Sitting proudly over the gorgeous Roseland Peninsula’s Porthcurnick beach, the Hidden Hut serves up some of the best local produce in laid-back surroundings. Homemade cakes, crumbly pasties and local crab sandwiches are always on the menu but nabbing a ticket to their weekly summer feasts, where tickets sell out quicker than Glastonbury, is a must. You bring your own bottle, plates and cutlery and tuck into just-caught fish or barbecued ribs overlooking the Cornish sunset.
Colwell Bay’s The Hut on the Isle of Wight hits the mark. In the summer this place is as buzzy as a honeypot, with sun-kissed groups mooring up and jumping right into chilled rum punch and grilled lobster platters. Leave space for pudding - Alaska cones with vanilla ice-cream, raspberry coulis and Italian meringue are as naughty as they sound.
The best spot in St Mawes, perched right on the water with a breezily chic beach-style terrace lined with lavender and grey rattan furniture. Cocktails, like the blueberry martinis, are seasonal and little works of art, as is the head chef Guy Owen’s dishes; Porthilly oysters, curried Newyln hake and Cornish Baked Alaska with rhubarb gin. As the temperatures drop, wrap up in pink wool blankets, so you will happily stay for hours.

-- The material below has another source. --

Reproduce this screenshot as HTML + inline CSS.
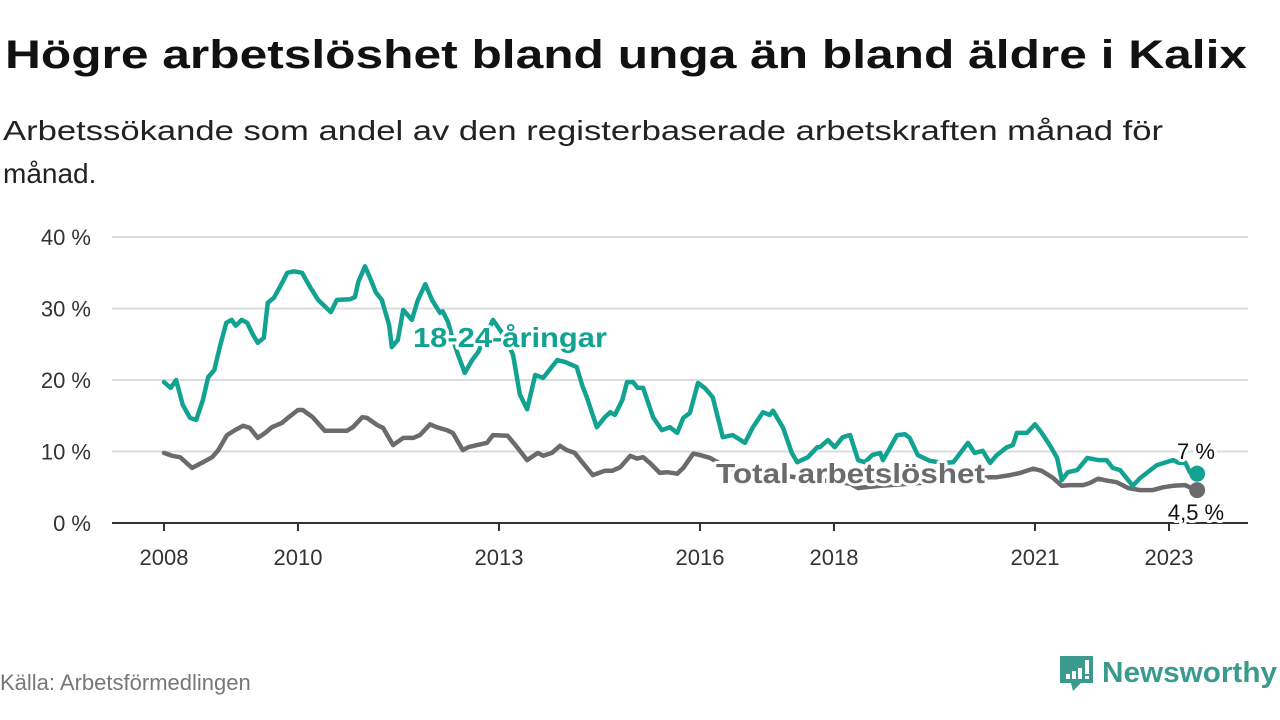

Once a sail store for the tall Charlestown ships that would dock and depart from the Georgian harbour, The Longstore is a wonderfully rustic restaurant set on Charlestown harbour. It's a waterside haven with an interior to match; chandeliers made of oyster shells and a sea of wooden furnishings. Tuck into a hearty menu of steaks, seafoods and salads on offer – the mackerel and beetroot main is unmissable. There’s a special barbecue pop-up for summer, HarbourQ.
The National Trust’s South Milton Sands might be a wonderful family-friendly beach but the shack, just above it, is also a major lure for visitors. You can pick up a full English breakfast (local style) or the freshest seafood for a takeaway lunch - just be prepared to queue. They are open some evenings for supper and have just a scattering of tables, so a reservation is essential. The lobsters here are something else.
A seafood café that packs a punch and offers glorious views of dramatic Lyme Bay and the Jurassic coast on Hive Beach. The menu is all based on whatever is fresh in that day – but there’s always hot breakfasts, beach baps and creamy crab sandwiches, as well as the best fish and chips in the area. Kids will love the ice-cream parlour that pops up every summer too.
Slap bang on Folkestone harbour, Rocksalt has become a culinary gem of the Kentish coast, opened by Claridge’s former head chef, Mark Sargeant. There’s a bounty of local produce on offer, both from the ‘Garden of England’ and from the sea. Sit back on the sun-drenched terrace and order the baked mussels, smoked bacon and Kentish gala cider followed by the Kentish gypsy.